Resumindo, nem a fé nem a ciência tem a resposta para nosso pequeno período aqui, mas irrita ver nos dias que correm qualquer zé-ruela vaticinando que “religiões são seres imaginários, só confio na ciência”. Tem método científico nenhum, leu porra de livro científico nenhum, mas quer dar uma de bonzão na base do puro e simples aparecimento e tapinha conveniente nas costas dos amiguinhos. Um apoia o outro numa guerrinha bastante ridícula de curtir e compartilhar nas mídias sociais desta vida de início de século 21.
Sobre o assunto, alguém mais tarimbado que eu disse certa vez:
“Quando alguém está honestamente certo 55% do tempo, isso é muito bom e não faz sentido discordar. Se alguém está 60% certo, isso é maravilhoso, sinal de boa sorte… mas o que deve ser inferido sobre estar 75% certo? Os sábios diriam que é algo suspeito. Bem, que tal 100% certo? Quem quer que diga estar 100% certo é um fanático, um criminoso e o pior tipo de crápula”. Velho provérbio judeu da Galícia, citado por Czeslaw Milosz.

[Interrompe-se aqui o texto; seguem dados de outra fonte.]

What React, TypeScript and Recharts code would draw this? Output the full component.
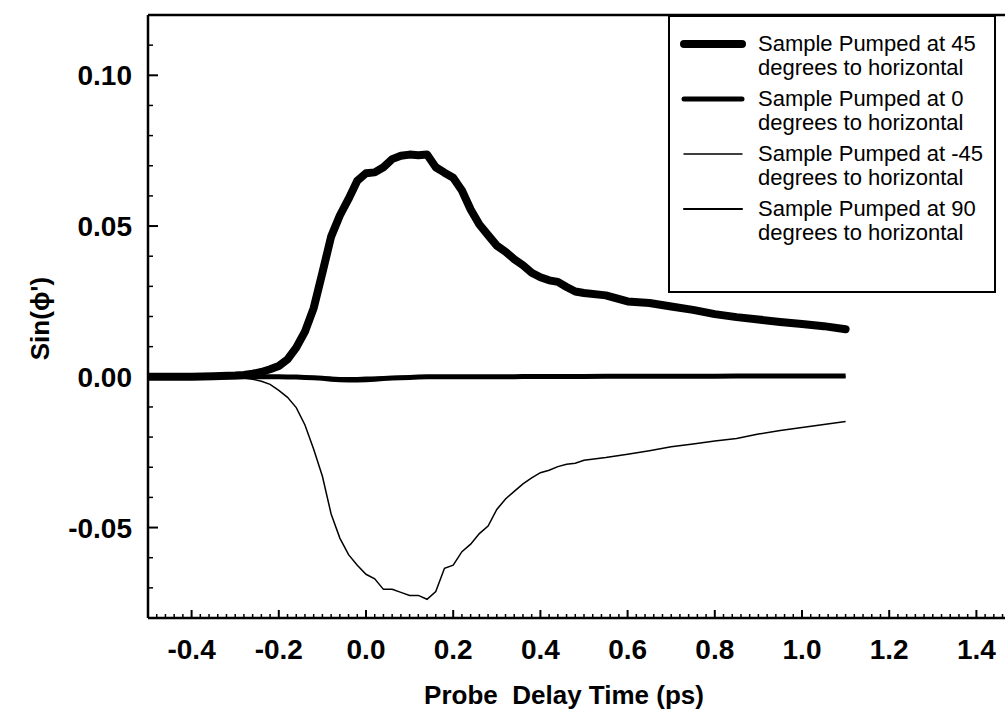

Sobre boa literatura e horror concreto, há mais:
“Particularmente, desconfio de políticos ou representantes do Estado (poucos escritores e artistas confiam) e acredito que as pessoas entram na política por duas razões: uma negativa, a de não terem talento para mais nada; outra positiva, a de que ter poder é sempre delicioso. Contra isso deve ser considerada a verdade de que o governo cria leis saudáveis para proteger a comunidade e, no grande mundo internacional, pode ser a voz de nossas tradições e aspirações.
Mas ainda é fato que, em nosso século, o Estado foi responsável pela maior parte de nossos pesadelos. Nenhum indivíduo ou associação livre de indivíduos poderia ter chegado às técnicas de repressão da Alemanha nazista, ao massacre de bombardeios intensos ou à bomba atômica. Departamentos de guerra podem pensar em termos de milhões de mortos, enquanto o homem médio pode apenas fantasiar sobre o assassinato de seu chefe. O Estado moderno, seja em um país totalitário ou democrático, tem poder demais, e provavelmente estamos certos em temê-lo.
É relevante o fato de que os livros agourentos de nossa época não sejam sobre novos dráculas ou frankensteins, mas sobre o que poderia ser chamado de distopias – utopias invertidas, em que um governo megalítico imaginário leva a vida humana a um extraordinário extremo de miséria”. Exemplos não faltam, de Jogos Vorazes a Divergente (para os mais jovens) e de Blade Runner a Robocop, sem esquecer de Mad Max. Em comum entre todos, a percepção de que estamos caminhando a passos largos rumo a um abismo inevitável, dado nosso pêndulo na existência, sempre num incômodo limite entre o bem e o mal.
Relativizações simplistas sobre a não-existência de um ou de outro jamais foram suficientes para suprimir nossas angústias. Sabemos bem o que rói os calcanhares de nossos cérebros de madrugada exatamente porque temos exata noção do que é fazer o mal ou o bem. Da dificuldade de praticar o último é, entretanto, que nasce nosso medo da rua mal iluminada à noite ou da solidão e do silêncio por longos períodos.
O trecho citado acima entre aspas é do Anthony Burgess, tentando explicar algumas coisas sobre A Laranja Mecânica, seu ótimo e ainda mal-compreendido livro que acabou de fazer aniversário e continua imprescindível em qualquer biblioteca desde quando foi lançado, na Grã-Bretanha, em 1962.